Mattia, Stefano ed Adolescence: è una questione di “vignaioli”

[C'E' BISOGNO DI PAROLA] La celebre parabola dei lavoratori della vigna diventa di stretta attualità dopo i tanti fatti di cronaca che vedono protagonisti soprattutto i giovani. Per questo servono buoni maestri che sappiano insegnare l'altruismo ed il coraggio

Pietro Alviti

Insegnante e Giornalista

«Un tale aveva piantato un albero di fichi nella sua vigna e venne a cercarvi frutti, ma non ne trovò. Allora disse al vignaiolo: “Ecco, sono tre anni che vengo a cercare frutti su quest’albero, ma non ne trovo. Tàglialo dunque! Perché deve sfruttare il terreno?”. Ma quello gli rispose: “Padrone, lascialo ancora quest’anno, finché gli avrò zappato attorno e avrò messo il concime. Vedremo se porterà frutti per l’avvenire; se no, lo taglierai”»

Lc 13, 5-9

Il padrone decide, taglia quello che vuole, è suo, e non accetta chi sfrutti indebitamenti gli altri: è il senso della parabola che Gesù racconta per far capire il rapporto tra Dio e l’uomo. Il fico veniva utilizzato come sostegno per la vite: in qualche modo si tollerava il fatto che sottraesse nutrimento ai grappoli, grazie ai suoi frutti. Ma questa condizione viene meno. Per tre anni di seguito il fico non porta frutti: la condanna è inevitabile. Ecco, però, l’intervento del vignaiolo che, forse, non ha tutte le carte in regola con la sua coscienza: magari se zappetto un po’ meglio… diamogli un altro anno. Poi si taglierà.

Alberi da tagliare

Violenza giovanile (http://Foto © DepositPhotos.com)

Ci troviamo tante volte di fronte ad alberi che non portano frutti. Noi adulti li vediamo soprattutto tra i giovani, e siamo pronti a giudicarli, anche a chiederne un taglio radicale: abbiamo in mente i tanti episodi di violenza che connotano alcuni gruppi giovanili di oggi, i casi di omicidi efferati, che mostrano ragazzi che non hanno alcun apprezzamento della vita propria e altrui, pronti a fare a botte fra loro per una stupidaggine, ad utilizzare coltelli ed armi per affermare la propria superiorità, a correre sconsideratamente in auto dopo lo sballo in discoteca.
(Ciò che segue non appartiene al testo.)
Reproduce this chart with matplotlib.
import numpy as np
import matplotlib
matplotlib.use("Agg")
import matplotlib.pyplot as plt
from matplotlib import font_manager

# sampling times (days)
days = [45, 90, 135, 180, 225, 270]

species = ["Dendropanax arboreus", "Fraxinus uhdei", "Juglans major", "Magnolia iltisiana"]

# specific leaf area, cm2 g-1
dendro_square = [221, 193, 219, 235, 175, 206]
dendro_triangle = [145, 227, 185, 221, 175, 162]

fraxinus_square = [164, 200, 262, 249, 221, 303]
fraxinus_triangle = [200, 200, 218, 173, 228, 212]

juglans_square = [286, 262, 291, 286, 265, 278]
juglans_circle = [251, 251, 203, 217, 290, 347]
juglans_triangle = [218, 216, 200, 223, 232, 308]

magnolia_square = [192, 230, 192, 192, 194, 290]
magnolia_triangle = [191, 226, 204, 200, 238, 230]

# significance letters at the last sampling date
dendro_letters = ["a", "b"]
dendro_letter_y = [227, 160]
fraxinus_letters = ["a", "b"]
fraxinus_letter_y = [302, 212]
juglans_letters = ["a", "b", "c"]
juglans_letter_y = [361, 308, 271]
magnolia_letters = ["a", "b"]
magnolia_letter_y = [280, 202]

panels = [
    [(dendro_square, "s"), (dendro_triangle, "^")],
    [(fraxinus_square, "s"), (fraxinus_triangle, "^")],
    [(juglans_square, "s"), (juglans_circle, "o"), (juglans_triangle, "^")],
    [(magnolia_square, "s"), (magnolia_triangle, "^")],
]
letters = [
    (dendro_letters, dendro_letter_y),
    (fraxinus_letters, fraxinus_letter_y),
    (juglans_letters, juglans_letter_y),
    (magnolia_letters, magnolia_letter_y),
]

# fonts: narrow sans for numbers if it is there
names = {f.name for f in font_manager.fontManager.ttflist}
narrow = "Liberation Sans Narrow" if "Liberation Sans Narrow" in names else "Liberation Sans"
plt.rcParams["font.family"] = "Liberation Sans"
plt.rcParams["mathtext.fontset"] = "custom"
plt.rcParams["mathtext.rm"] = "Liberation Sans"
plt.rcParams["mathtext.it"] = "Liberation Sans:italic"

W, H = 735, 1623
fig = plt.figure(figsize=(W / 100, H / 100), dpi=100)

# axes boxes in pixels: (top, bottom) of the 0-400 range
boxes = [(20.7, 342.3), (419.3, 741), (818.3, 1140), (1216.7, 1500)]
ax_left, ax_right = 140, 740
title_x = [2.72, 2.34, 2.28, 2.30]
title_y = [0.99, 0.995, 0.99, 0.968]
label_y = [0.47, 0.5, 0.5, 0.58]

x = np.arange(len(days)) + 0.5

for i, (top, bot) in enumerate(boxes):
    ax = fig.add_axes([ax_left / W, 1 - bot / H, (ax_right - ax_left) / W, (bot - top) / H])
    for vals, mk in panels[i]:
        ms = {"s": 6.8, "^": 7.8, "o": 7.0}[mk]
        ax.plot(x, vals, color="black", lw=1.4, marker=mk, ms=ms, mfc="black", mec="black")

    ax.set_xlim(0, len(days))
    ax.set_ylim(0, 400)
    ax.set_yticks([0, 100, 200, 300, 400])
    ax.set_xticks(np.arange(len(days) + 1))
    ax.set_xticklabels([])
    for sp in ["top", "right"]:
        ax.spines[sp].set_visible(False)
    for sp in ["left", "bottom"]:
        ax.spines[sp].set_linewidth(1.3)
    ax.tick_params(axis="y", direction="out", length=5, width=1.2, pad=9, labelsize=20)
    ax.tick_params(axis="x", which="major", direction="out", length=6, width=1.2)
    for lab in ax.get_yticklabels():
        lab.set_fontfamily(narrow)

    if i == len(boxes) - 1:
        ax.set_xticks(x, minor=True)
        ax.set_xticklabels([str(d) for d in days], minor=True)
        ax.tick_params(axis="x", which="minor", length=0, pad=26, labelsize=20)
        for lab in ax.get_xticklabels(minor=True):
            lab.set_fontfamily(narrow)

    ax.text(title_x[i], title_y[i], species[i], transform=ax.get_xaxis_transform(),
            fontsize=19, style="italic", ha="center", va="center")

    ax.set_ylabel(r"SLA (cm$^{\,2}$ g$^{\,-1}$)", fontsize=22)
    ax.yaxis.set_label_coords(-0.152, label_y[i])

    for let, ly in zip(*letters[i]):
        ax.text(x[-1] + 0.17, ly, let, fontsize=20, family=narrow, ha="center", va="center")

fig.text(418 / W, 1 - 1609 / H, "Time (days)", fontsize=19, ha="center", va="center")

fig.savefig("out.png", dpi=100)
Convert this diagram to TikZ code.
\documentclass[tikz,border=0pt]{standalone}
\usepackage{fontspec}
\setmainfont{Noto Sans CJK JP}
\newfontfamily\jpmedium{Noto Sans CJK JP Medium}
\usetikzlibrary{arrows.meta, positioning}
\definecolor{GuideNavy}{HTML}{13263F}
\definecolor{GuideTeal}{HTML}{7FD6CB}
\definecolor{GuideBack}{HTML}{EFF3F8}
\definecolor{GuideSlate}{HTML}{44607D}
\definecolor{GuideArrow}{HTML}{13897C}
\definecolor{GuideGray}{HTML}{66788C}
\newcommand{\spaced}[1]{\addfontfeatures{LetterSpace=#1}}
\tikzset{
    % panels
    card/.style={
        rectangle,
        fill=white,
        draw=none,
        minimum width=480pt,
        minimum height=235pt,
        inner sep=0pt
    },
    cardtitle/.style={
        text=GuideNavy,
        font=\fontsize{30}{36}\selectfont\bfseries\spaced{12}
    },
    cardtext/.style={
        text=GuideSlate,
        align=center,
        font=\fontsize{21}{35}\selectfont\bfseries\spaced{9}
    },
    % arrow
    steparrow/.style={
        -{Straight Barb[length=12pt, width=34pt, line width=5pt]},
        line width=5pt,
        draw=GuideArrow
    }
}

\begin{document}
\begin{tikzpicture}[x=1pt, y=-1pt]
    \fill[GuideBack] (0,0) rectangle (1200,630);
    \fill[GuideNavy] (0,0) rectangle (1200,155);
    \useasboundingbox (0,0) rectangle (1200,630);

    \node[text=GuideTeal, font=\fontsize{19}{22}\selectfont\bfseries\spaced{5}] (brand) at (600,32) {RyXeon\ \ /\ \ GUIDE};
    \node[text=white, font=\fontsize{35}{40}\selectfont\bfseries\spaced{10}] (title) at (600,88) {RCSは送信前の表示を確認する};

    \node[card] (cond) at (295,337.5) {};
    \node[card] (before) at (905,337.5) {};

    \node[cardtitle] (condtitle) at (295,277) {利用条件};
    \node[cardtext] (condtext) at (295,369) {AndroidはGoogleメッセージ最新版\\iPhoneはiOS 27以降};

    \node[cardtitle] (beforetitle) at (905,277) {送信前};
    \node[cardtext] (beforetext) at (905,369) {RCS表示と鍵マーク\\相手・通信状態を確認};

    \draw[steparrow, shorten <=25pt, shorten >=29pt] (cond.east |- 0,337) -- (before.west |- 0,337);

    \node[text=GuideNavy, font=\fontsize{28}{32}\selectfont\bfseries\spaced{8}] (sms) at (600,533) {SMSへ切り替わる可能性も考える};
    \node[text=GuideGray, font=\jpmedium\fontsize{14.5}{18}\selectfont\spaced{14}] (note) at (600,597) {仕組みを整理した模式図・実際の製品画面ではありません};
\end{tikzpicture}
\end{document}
E ci sembrano davvero alberi da tagliare, disperatamente senza frutto. Mentre leggevo la parabola, per tirarne fuori qualche insegnamento per la vita quotidiana, è capitato a Ceccano un incidente: una di quelle macchinette che usano i ragazzi è uscita fuori strada e i due malcapitati a bordo sono finiti nel fossato, pieno d’acqua. Due altri giovani passavano di là, Mattia e Stefano i loro nomi, e non hanno esitato a calarsi nel fossato per trarli in salvo. Avrebbero potuto attendere i soccorritori e invece…

Bisogna insegnare solidarietà e coraggio

Chi ha zappettato intorno a loro, insegnandogli l’altruismo, la solidarietà e il coraggio?

Ci sono giovani così, dunque, capaci di lanciarsi in aiuto degli altri in difficoltà. C’è una serie televisiva che ho visto in questi giorni, Adolescence: narra una terribile storia di preadolescenti, che arrivano ad uccidere una ragazza di 12 anni. Il colpevole è un coetaneo, secondo figlio di una famiglia normalissima, con una sorella più grande, splendida e assennata. Tutto avviene in un ambiente cupo, in cui gli adulti non capiscono nulla di quanto accade tra i ragazzi, chiusi dentro le loro stanze, con le loro chat e i loro emoji, apparentemente indifferenti ai valori e alle regole.

Quando accade la tragedia e i genitori si rendono conto della colpevolezza del figlio, dopo averlo difeso in tutti i modi, ed essersi resi conto che del figlio e del mondo dei ragazzi conoscevano ben poco, quel papà e quella mamma si chiedono dove abbiano sbagliato e perché i figli siano tanto diversi. Una serie da vedere, anche a scuola.

Il “compito gravissum”

Oggi c’è ancora più bisogno di vignaioli che non si distraggano e che stiano attenti agli alberi loro affidati, che sembrano dar valore più ad una paio di scarpe da ginnastica che alla vita. Abbiamo il dovere di zappettare, è il compito di noi adulti nei confronti dei ragazzi: il padrone potrebbe decidere di tagliarli via all’improvviso e magari di presentarci il conto per quello che non abbiamo fatto…

E’ il compito di tanti maestri e di tanti genitori, compito “gravissimum” lo definisce il Concilio vaticano II, evidenziando l’importanza degli educatori per il futuro dei ragazzi loro affidati.